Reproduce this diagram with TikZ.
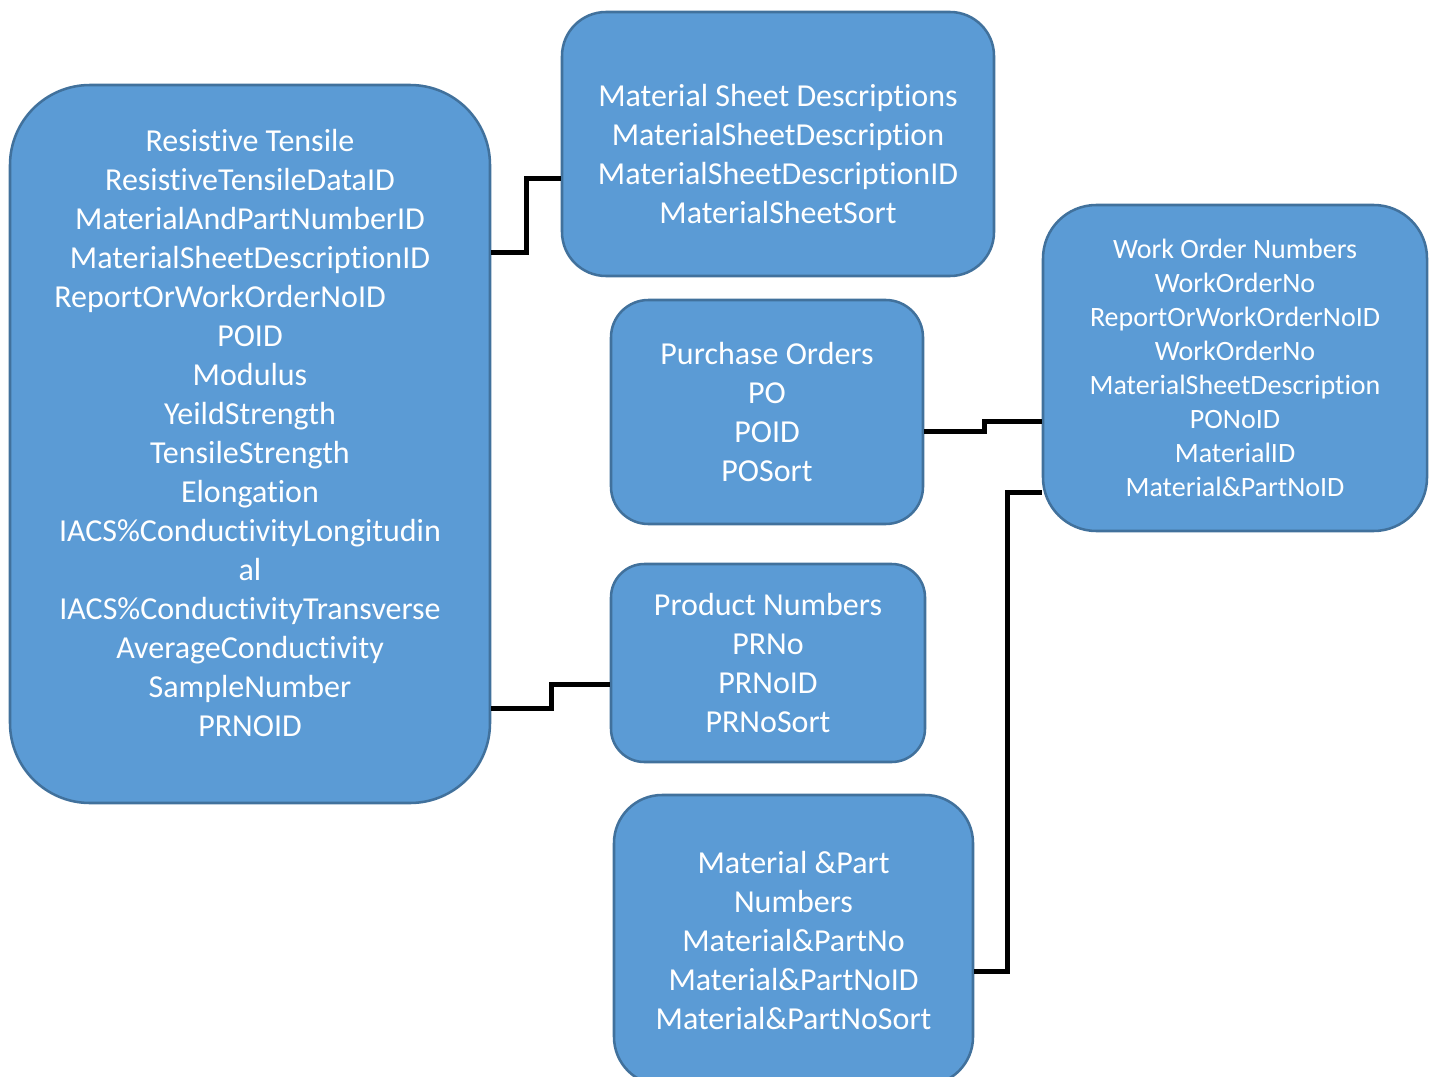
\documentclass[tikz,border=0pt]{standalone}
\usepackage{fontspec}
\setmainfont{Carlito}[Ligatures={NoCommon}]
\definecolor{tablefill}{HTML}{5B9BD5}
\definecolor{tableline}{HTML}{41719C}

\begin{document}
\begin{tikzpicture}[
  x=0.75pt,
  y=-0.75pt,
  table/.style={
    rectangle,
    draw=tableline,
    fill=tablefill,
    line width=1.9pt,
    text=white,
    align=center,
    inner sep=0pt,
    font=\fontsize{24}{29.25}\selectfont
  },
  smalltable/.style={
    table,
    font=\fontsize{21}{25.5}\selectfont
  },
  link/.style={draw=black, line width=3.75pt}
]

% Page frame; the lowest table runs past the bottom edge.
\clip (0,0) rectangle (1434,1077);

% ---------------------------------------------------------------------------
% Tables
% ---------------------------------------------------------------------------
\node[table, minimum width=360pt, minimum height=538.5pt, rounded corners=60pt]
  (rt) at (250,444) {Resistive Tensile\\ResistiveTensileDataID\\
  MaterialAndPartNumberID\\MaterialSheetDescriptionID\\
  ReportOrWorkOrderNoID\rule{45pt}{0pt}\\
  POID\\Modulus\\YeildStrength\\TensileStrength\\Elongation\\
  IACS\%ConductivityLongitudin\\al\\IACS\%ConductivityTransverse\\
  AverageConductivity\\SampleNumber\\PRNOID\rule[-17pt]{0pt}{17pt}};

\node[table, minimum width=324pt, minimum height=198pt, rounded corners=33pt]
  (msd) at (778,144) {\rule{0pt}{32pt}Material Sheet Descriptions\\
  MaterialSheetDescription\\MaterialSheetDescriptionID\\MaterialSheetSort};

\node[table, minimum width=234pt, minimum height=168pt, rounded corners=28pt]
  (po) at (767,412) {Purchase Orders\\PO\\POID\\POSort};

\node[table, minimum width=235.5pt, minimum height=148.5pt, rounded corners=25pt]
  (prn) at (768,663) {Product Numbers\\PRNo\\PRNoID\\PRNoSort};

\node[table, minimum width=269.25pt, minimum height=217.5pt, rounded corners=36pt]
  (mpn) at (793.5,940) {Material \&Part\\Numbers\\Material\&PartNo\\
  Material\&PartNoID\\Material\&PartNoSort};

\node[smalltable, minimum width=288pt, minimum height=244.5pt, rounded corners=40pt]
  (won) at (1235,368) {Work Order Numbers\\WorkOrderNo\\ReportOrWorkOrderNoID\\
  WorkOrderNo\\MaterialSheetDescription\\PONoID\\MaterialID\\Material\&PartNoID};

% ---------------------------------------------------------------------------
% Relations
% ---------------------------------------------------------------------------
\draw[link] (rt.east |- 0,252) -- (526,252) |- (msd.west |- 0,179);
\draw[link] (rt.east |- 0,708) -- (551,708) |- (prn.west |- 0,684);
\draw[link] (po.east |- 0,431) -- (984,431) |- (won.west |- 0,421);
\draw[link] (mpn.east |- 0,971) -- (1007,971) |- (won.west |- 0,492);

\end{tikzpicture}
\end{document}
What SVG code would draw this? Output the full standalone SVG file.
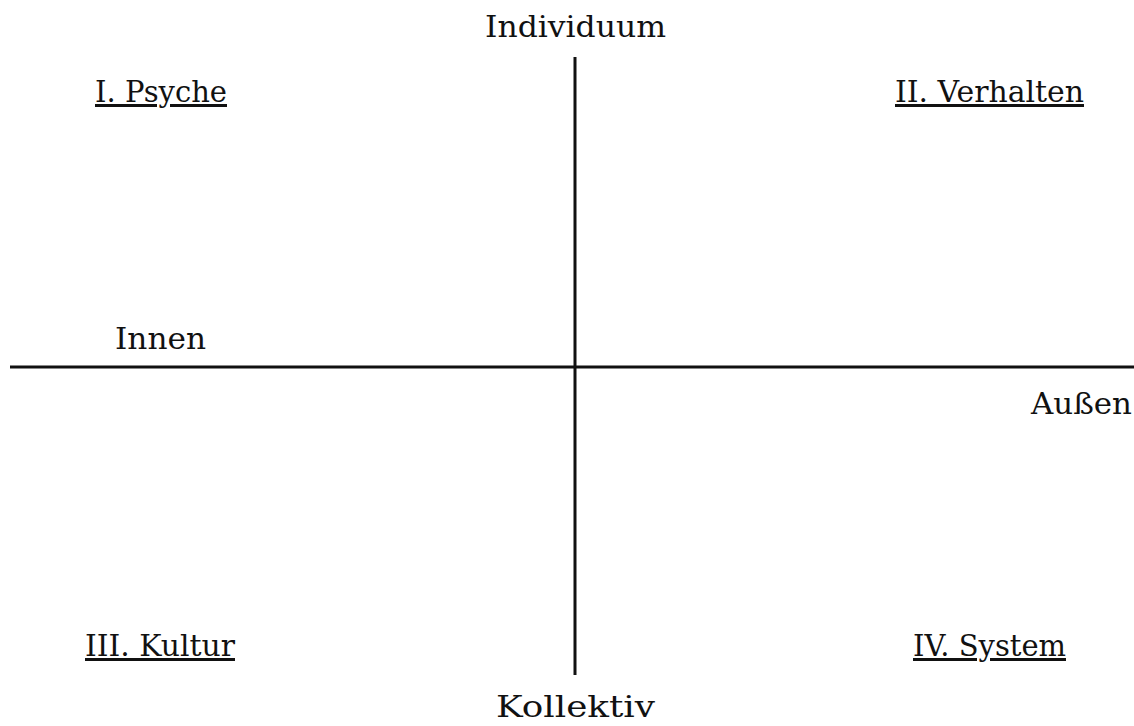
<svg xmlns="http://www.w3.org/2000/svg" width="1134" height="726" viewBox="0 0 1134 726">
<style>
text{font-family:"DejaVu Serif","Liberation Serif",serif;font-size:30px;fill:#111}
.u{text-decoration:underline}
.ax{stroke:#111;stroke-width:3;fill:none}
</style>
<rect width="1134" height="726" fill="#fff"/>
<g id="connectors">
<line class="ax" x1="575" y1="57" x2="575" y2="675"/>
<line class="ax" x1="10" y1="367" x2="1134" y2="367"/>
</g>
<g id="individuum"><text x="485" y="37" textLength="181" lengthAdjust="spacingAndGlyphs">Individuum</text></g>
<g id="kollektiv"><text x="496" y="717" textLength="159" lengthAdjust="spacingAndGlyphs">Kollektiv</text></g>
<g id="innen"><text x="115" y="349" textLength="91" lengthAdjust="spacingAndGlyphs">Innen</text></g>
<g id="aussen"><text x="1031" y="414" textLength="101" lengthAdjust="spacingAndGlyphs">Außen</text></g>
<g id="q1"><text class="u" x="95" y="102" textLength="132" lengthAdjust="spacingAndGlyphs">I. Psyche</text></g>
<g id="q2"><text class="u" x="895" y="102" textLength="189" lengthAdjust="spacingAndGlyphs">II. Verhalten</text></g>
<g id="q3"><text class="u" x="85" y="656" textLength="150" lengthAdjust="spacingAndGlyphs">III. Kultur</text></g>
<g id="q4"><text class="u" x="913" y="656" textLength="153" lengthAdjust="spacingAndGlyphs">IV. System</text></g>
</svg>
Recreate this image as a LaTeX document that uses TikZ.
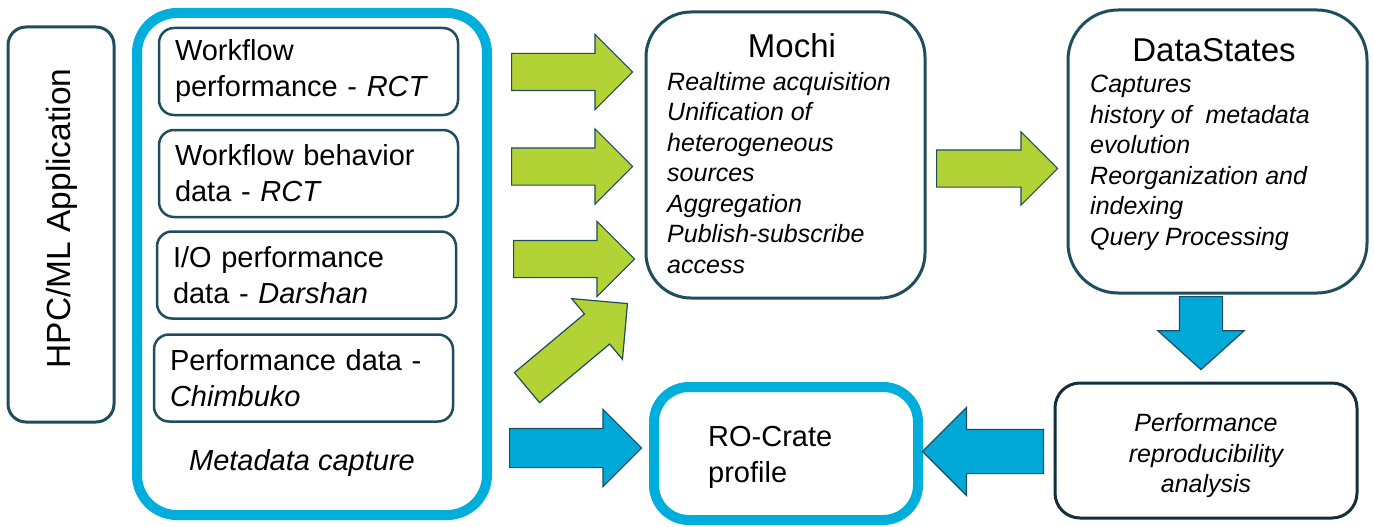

WHAT YOU SHOULD DO:
Exactly how many lines contain "this"? State the number and nothing else.

RESPONSE BELOW:
3